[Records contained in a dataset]

=-=-=

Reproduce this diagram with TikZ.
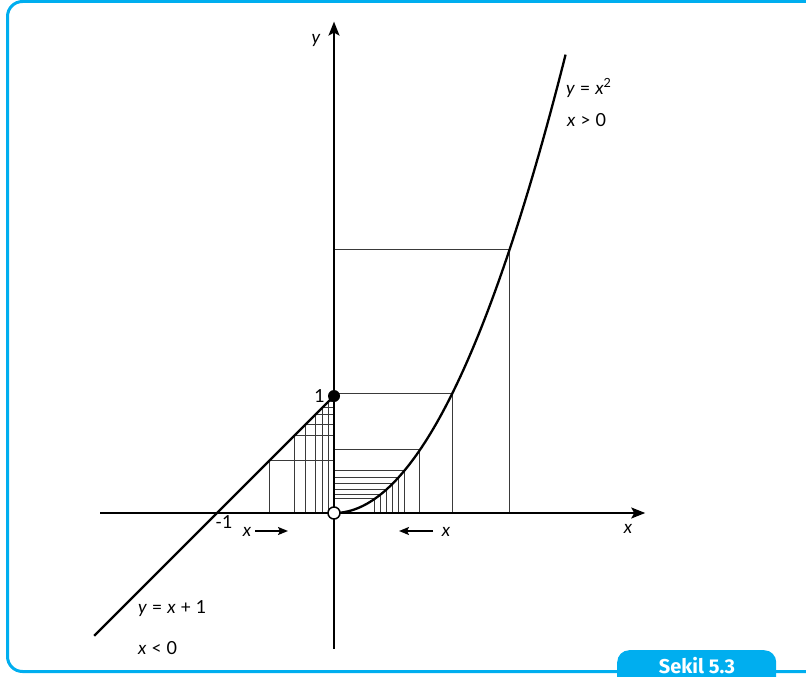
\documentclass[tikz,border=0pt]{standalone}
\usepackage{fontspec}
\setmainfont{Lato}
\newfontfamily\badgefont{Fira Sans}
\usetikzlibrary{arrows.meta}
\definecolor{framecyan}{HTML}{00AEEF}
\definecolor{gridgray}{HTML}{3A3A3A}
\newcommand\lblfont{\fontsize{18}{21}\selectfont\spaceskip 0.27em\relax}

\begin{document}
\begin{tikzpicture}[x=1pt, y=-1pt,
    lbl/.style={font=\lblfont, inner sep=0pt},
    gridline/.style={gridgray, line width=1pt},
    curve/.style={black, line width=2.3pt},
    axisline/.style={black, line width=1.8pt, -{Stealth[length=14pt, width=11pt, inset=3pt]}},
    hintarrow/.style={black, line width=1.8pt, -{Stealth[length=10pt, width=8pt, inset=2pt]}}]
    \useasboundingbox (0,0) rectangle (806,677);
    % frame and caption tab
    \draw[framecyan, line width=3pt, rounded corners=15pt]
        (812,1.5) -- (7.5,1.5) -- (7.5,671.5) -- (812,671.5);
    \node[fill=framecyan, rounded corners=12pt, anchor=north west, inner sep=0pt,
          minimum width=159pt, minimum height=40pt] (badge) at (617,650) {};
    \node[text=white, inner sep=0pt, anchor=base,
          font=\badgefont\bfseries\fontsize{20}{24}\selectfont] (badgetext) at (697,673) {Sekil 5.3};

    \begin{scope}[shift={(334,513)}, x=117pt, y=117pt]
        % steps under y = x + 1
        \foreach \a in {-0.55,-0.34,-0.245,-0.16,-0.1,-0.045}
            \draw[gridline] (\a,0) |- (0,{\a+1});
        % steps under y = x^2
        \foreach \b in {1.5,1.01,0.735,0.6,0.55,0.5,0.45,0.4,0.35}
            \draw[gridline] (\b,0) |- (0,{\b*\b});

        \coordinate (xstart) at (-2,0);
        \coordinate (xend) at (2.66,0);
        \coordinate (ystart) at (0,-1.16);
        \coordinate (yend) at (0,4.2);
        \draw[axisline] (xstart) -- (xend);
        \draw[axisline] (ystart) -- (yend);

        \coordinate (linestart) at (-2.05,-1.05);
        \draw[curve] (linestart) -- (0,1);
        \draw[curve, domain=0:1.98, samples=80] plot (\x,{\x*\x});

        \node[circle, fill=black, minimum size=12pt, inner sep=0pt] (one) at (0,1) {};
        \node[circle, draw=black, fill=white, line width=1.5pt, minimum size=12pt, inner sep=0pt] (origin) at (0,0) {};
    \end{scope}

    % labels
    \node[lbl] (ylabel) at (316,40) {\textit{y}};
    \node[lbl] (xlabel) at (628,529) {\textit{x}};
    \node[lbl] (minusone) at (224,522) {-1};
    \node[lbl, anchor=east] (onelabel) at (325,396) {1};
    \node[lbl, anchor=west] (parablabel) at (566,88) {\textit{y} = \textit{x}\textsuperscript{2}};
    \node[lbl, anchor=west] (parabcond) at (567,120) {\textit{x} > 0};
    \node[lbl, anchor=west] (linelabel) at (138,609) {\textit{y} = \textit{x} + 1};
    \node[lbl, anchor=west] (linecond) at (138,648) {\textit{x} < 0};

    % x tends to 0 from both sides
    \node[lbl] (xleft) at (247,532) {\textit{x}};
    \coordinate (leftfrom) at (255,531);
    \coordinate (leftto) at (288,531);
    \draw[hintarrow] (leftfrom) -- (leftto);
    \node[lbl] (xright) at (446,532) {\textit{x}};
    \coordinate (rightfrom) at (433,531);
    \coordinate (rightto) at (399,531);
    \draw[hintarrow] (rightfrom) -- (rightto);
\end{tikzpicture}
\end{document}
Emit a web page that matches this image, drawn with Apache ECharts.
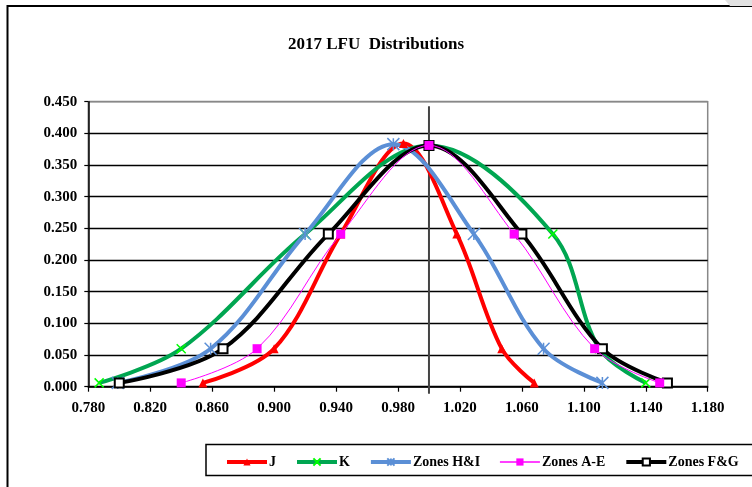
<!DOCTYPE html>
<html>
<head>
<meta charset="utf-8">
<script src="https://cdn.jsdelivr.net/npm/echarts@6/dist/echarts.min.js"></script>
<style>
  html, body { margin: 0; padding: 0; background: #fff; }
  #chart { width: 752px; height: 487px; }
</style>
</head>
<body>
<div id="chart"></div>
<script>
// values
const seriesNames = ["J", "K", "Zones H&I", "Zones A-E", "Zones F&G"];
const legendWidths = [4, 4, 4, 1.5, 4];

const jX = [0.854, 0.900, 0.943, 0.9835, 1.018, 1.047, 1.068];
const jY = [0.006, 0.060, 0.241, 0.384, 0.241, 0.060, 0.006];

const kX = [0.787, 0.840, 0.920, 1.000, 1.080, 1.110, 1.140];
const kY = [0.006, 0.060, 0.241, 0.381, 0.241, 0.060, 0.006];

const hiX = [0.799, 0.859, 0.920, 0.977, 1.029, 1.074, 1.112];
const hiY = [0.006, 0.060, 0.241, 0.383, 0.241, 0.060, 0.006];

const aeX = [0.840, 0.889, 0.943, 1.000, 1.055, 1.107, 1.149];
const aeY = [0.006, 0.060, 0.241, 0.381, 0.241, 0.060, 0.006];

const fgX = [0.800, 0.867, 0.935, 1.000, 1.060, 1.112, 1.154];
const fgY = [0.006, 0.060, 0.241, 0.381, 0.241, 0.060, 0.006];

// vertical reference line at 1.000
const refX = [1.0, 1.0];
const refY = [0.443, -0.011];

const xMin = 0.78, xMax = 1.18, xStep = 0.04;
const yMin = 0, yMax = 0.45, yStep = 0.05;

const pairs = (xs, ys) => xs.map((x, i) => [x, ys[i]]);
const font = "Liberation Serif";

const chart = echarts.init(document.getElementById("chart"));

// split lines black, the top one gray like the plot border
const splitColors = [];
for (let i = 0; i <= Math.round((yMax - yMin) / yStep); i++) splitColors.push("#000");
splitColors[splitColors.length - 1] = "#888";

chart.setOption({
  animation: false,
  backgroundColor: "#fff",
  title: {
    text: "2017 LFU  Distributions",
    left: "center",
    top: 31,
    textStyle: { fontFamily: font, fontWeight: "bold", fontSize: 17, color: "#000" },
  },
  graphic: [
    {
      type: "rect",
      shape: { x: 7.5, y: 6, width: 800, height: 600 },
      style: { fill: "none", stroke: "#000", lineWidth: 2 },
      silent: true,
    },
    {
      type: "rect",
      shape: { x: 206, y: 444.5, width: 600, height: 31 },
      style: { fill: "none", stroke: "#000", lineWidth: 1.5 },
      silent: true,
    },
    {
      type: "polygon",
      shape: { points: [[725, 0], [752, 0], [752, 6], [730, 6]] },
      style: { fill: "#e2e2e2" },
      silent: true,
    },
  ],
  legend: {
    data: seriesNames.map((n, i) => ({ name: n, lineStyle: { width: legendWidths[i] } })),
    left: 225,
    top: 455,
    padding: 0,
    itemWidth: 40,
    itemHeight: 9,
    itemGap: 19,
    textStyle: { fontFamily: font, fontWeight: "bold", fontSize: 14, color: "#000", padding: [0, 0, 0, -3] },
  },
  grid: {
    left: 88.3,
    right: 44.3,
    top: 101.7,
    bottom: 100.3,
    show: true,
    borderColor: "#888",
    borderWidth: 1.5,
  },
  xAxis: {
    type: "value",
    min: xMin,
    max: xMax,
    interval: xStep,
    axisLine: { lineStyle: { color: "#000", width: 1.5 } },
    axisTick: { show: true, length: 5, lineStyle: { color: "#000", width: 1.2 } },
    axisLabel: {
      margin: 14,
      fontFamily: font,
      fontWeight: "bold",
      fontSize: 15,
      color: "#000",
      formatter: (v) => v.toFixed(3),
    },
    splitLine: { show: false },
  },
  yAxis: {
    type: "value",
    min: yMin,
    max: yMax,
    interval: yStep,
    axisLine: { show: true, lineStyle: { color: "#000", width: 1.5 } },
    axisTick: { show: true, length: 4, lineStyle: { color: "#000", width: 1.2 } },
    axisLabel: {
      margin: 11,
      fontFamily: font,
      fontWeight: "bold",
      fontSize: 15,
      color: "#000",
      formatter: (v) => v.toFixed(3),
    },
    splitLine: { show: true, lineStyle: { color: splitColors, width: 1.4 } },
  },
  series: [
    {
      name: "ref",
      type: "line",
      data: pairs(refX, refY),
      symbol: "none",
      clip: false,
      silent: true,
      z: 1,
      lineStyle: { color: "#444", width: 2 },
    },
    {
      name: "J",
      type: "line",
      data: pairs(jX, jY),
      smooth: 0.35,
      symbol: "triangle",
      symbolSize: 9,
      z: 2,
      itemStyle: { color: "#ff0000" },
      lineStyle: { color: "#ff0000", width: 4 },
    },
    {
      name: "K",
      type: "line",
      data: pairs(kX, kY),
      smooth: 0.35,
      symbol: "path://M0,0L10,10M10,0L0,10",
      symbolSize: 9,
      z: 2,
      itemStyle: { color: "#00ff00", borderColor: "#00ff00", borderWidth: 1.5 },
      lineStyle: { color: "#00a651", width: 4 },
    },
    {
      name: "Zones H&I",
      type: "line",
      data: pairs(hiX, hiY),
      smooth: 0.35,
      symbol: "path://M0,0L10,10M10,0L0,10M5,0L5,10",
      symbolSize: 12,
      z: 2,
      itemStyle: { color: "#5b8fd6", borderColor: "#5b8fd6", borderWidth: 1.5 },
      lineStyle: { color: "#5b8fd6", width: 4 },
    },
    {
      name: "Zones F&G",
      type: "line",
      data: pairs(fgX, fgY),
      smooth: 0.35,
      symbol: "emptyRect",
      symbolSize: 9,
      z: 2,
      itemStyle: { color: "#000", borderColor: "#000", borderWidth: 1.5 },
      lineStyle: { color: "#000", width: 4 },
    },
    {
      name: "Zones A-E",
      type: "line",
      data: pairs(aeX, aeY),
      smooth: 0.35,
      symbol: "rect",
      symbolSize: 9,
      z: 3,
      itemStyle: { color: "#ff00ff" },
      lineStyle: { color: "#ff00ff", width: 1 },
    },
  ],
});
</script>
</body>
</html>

=-=-=

§ OBJECTIVE
Restate, line by line and word for word, everything from the top of the material through the line that contains "(badgetext) at (697,673)". Leave pictures out.

§ WORKED SOLUTION
Reproduce this diagram with TikZ.
\documentclass[tikz,border=0pt]{standalone}
\usepackage{fontspec}
\setmainfont{Lato}
\newfontfamily\badgefont{Fira Sans}
\usetikzlibrary{arrows.meta}
\definecolor{framecyan}{HTML}{00AEEF}
\definecolor{gridgray}{HTML}{3A3A3A}
\newcommand\lblfont{\fontsize{18}{21}\selectfont\spaceskip 0.27em\relax}

\begin{document}
\begin{tikzpicture}[x=1pt, y=-1pt,
    lbl/.style={font=\lblfont, inner sep=0pt},
    gridline/.style={gridgray, line width=1pt},
    curve/.style={black, line width=2.3pt},
    axisline/.style={black, line width=1.8pt, -{Stealth[length=14pt, width=11pt, inset=3pt]}},
    hintarrow/.style={black, line width=1.8pt, -{Stealth[length=10pt, width=8pt, inset=2pt]}}]
    \useasboundingbox (0,0) rectangle (806,677);
    % frame and caption tab
    \draw[framecyan, line width=3pt, rounded corners=15pt]
        (812,1.5) -- (7.5,1.5) -- (7.5,671.5) -- (812,671.5);
    \node[fill=framecyan, rounded corners=12pt, anchor=north west, inner sep=0pt,
          minimum width=159pt, minimum height=40pt] (badge) at (617,650) {};
    \node[text=white, inner sep=0pt, anchor=base,
          font=\badgefont\bfseries\fontsize{20}{24}\selectfont] (badgetext) at (697,673) {Sekil 5.3};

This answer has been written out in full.